What is being asked = Below is some material; set it all down exactly, apart from the pictures.

Data provided =
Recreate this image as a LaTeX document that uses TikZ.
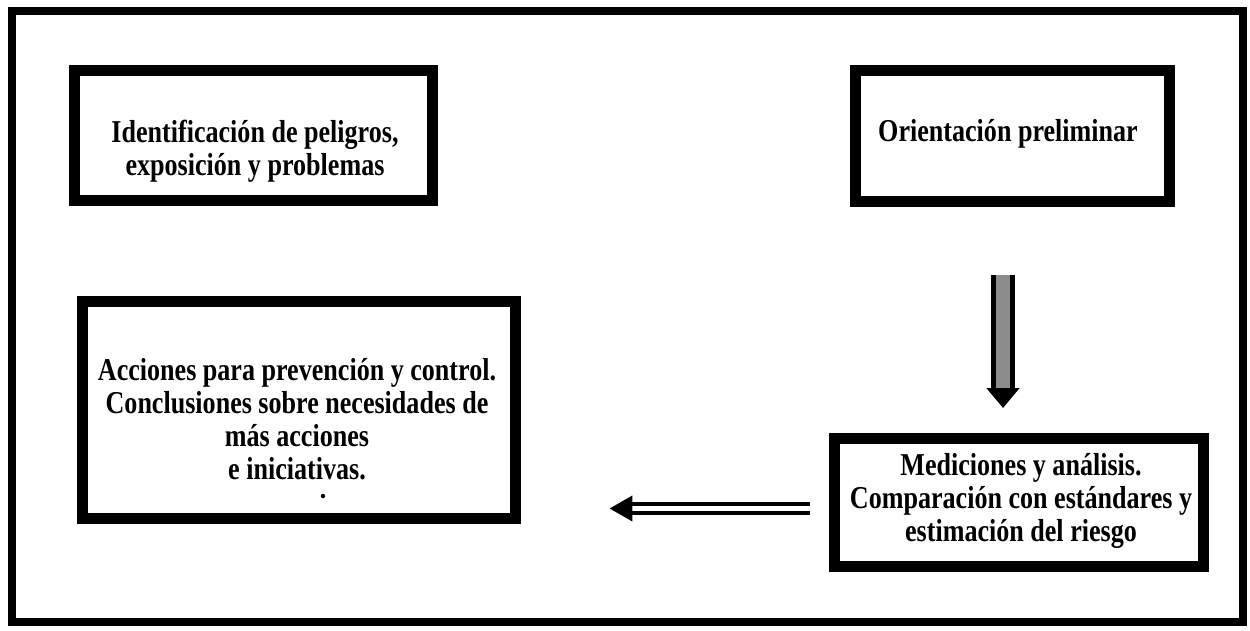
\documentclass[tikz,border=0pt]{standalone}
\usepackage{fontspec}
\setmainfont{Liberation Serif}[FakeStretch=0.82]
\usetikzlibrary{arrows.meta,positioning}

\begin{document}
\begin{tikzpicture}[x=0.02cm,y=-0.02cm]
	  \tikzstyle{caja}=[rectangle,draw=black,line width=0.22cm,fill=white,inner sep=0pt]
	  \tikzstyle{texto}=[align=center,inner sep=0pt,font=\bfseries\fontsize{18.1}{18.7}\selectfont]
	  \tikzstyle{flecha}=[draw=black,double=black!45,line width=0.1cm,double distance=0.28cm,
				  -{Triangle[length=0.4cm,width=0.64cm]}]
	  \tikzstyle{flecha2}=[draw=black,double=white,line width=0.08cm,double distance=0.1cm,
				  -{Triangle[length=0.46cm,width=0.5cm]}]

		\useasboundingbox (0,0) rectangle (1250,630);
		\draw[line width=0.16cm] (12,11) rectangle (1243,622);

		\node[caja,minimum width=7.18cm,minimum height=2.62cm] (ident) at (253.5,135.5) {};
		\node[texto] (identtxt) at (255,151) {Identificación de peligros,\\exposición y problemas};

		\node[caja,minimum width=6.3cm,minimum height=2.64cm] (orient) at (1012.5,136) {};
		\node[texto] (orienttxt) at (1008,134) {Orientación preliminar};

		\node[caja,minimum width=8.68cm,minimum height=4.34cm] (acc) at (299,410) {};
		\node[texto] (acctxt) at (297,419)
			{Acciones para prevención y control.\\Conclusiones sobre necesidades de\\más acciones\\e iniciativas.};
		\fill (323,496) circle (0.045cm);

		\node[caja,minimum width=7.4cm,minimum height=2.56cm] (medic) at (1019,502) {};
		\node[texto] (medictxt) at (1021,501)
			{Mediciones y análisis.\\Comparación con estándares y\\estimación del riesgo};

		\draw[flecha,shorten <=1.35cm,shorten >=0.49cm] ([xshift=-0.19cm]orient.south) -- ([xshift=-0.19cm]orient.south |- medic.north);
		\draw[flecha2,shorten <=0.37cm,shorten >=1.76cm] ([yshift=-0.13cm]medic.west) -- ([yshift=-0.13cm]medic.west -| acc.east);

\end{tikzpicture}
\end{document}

The result =
Recreate this image as a LaTeX document that uses TikZ.
\documentclass[tikz,border=0pt]{standalone}
\usepackage{fontspec}
\setmainfont{Liberation Serif}[FakeStretch=0.82]
\usetikzlibrary{arrows.meta,positioning}

\begin{document}
\begin{tikzpicture}[x=0.02cm,y=-0.02cm]
	  \tikzstyle{caja}=[rectangle,draw=black,line width=0.22cm,fill=white,inner sep=0pt]
	  \tikzstyle{texto}=[align=center,inner sep=0pt,font=\bfseries\fontsize{18.1}{18.7}\selectfont]
	  \tikzstyle{flecha}=[draw=black,double=black!45,line width=0.1cm,double distance=0.28cm,
				  -{Triangle[length=0.4cm,width=0.64cm]}]
	  \tikzstyle{flecha2}=[draw=black,double=white,line width=0.08cm,double distance=0.1cm,
				  -{Triangle[length=0.46cm,width=0.5cm]}]

		\useasboundingbox (0,0) rectangle (1250,630);
		\draw[line width=0.16cm] (12,11) rectangle (1243,622);

		\node[caja,minimum width=7.18cm,minimum height=2.62cm] (ident) at (253.5,135.5) {};
		\node[texto] (identtxt) at (255,151) {Identificación de peligros,\\exposición y problemas};

		\node[caja,minimum width=6.3cm,minimum height=2.64cm] (orient) at (1012.5,136) {};
		\node[texto] (orienttxt) at (1008,134) {Orientación preliminar};

		\node[caja,minimum width=8.68cm,minimum height=4.34cm] (acc) at (299,410) {};
		\node[texto] (acctxt) at (297,419)
			{Acciones para prevención y control.\\Conclusiones sobre necesidades de\\más acciones\\e iniciativas.};
		\fill (323,496) circle (0.045cm);

		\node[caja,minimum width=7.4cm,minimum height=2.56cm] (medic) at (1019,502) {};
		\node[texto] (medictxt) at (1021,501)
			{Mediciones y análisis.\\Comparación con estándares y\\estimación del riesgo};

		\draw[flecha,shorten <=1.35cm,shorten >=0.49cm] ([xshift=-0.19cm]orient.south) -- ([xshift=-0.19cm]orient.south |- medic.north);
		\draw[flecha2,shorten <=0.37cm,shorten >=1.76cm] ([yshift=-0.13cm]medic.west) -- ([yshift=-0.13cm]medic.west -| acc.east);

\end{tikzpicture}
\end{document}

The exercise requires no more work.